━━━ Data extract
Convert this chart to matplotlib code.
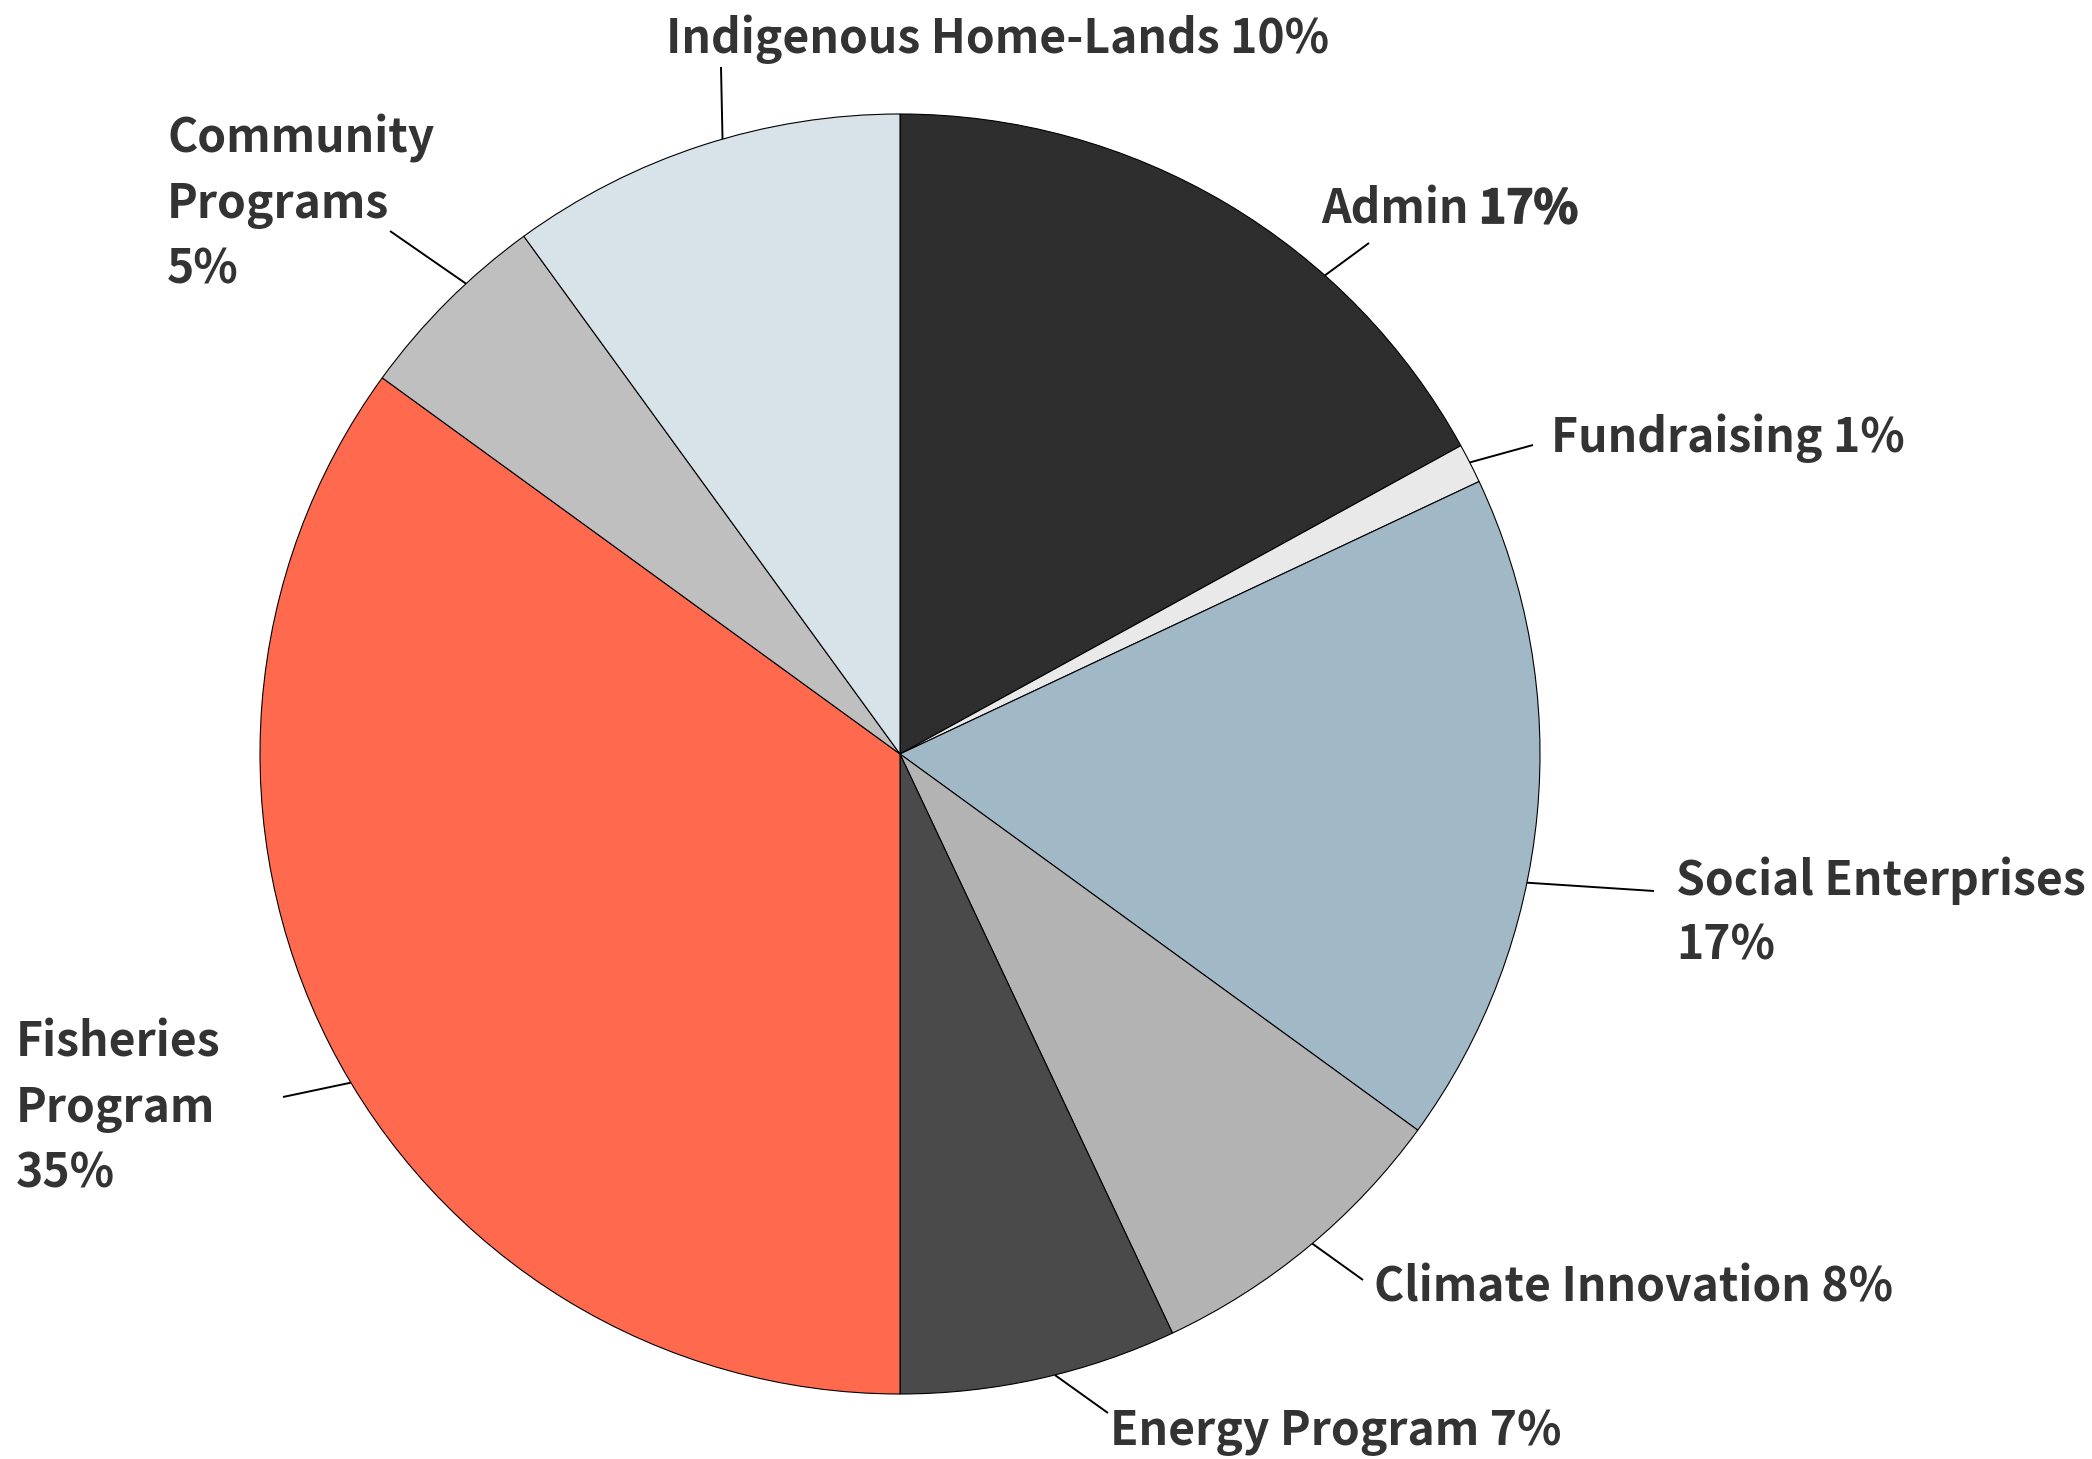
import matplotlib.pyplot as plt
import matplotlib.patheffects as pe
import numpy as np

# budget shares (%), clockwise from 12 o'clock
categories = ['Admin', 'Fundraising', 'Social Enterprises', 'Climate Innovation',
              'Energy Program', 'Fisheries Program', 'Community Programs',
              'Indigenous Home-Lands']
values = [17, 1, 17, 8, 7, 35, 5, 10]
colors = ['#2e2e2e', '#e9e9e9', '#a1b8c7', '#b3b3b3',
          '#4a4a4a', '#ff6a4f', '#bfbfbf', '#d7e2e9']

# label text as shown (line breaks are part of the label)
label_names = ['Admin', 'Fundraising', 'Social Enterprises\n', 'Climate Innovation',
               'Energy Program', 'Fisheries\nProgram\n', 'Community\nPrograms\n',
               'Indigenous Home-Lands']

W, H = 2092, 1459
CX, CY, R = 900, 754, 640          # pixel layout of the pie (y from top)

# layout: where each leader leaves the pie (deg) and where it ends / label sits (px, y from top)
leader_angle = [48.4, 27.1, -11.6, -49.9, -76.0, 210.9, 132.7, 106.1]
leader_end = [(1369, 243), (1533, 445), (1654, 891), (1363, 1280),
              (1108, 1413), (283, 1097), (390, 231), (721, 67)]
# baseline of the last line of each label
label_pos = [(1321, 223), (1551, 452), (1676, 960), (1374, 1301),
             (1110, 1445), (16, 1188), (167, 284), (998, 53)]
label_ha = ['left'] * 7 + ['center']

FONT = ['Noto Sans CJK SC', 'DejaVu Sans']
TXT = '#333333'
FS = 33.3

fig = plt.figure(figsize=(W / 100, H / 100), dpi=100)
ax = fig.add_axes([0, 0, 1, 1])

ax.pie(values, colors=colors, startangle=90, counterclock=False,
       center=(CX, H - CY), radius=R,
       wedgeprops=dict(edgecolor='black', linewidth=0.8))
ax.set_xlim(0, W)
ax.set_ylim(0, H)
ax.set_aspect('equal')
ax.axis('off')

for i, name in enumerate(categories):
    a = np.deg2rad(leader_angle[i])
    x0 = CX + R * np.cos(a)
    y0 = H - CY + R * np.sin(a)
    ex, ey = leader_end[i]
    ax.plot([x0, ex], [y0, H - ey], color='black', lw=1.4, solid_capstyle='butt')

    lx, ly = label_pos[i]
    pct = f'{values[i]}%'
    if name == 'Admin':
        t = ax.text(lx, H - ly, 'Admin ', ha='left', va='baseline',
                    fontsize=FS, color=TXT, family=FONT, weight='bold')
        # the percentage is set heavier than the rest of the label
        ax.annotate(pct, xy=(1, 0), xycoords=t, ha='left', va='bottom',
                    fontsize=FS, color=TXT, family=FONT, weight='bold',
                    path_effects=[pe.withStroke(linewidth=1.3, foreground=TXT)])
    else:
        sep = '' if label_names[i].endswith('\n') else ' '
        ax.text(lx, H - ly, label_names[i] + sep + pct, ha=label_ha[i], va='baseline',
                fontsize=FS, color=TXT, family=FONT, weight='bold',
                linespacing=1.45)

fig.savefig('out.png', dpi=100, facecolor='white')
━━━━━━
→ Directions: Write out again, exactly, the lines from the start of the listing up to the line containing "CX, CY, R = 900, 754, 640", with both ends and without pictures.

→ Response for this exercise:
Convert this chart to matplotlib code.
import matplotlib.pyplot as plt
import matplotlib.patheffects as pe
import numpy as np

# budget shares (%), clockwise from 12 o'clock
categories = ['Admin', 'Fundraising', 'Social Enterprises', 'Climate Innovation',
              'Energy Program', 'Fisheries Program', 'Community Programs',
              'Indigenous Home-Lands']
values = [17, 1, 17, 8, 7, 35, 5, 10]
colors = ['#2e2e2e', '#e9e9e9', '#a1b8c7', '#b3b3b3',
          '#4a4a4a', '#ff6a4f', '#bfbfbf', '#d7e2e9']

# label text as shown (line breaks are part of the label)
label_names = ['Admin', 'Fundraising', 'Social Enterprises\n', 'Climate Innovation',
               'Energy Program', 'Fisheries\nProgram\n', 'Community\nPrograms\n',
               'Indigenous Home-Lands']

W, H = 2092, 1459
CX, CY, R = 900, 754, 640          # pixel layout of the pie (y from top)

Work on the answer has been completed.